© Peuples Noirs Peuples Africains no. 63-66 (1988) 21-29



INQUIETANTE AFRIQUE

Gilbert COMTE

Après avoir analysé le comportement mercantiliste des pays occidentaux se portant à l'aide des Etats africains, puis les données internes qui condamnent ces derniers à subir les interventions étrangères( Le Monde des 30 et 31 août), Gilbert Comte conclut son étude sur l'avenir de l'Afrique.

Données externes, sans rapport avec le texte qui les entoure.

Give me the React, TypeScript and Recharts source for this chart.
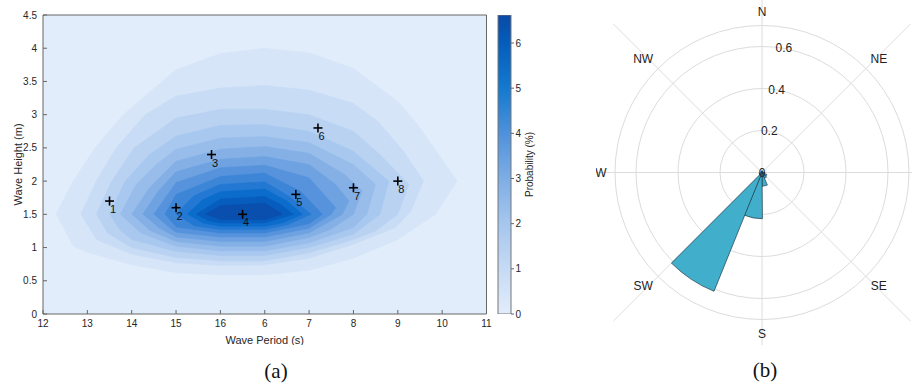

Les troubles, les désordres inextricables aux rebondissements inattendus de l'Afrique noire, déconcertent si souvent les meilleurs calculs qu'ils entraînent l'esprit public à rechercher, entre deux crises, quelques grandes explications commodes capables de tout clarifier. Las de mystères trop complexes, il se rebute de ne rien comprendre et s'abandonne alors aux schémas confortablement simplificateurs d'où naissent les fausses perspectives.

Une interprétation manichéenne de l'histoire attribue ainsi les remous exotiques aux anciennes métropoles coupables, selon elle, d'avoir accordé naguère l'indépendance à des fantoches manipulables, ou soutenu plus tard des prétoriens dociles ou incompétents, mais tout pareillement impropres à leurs tâches. La même théorie impute une bonne part de leurs épreuves aux frontières absurdes tracées par les colonisateurs et prétend qu'une rectification courageuse de ces sots découpages réglerait bien des conflits, puis désamorcerait automatiquement les ingérences russes ou américaines[1]. Comme toute [PAGE 22] erreur séduisante, ces thèses contiennent quelques vérités. Mais si exagérées qu'elles en deviennent abusives et promettent de rendre les malheurs de tout un continent définitivement inintelligibles.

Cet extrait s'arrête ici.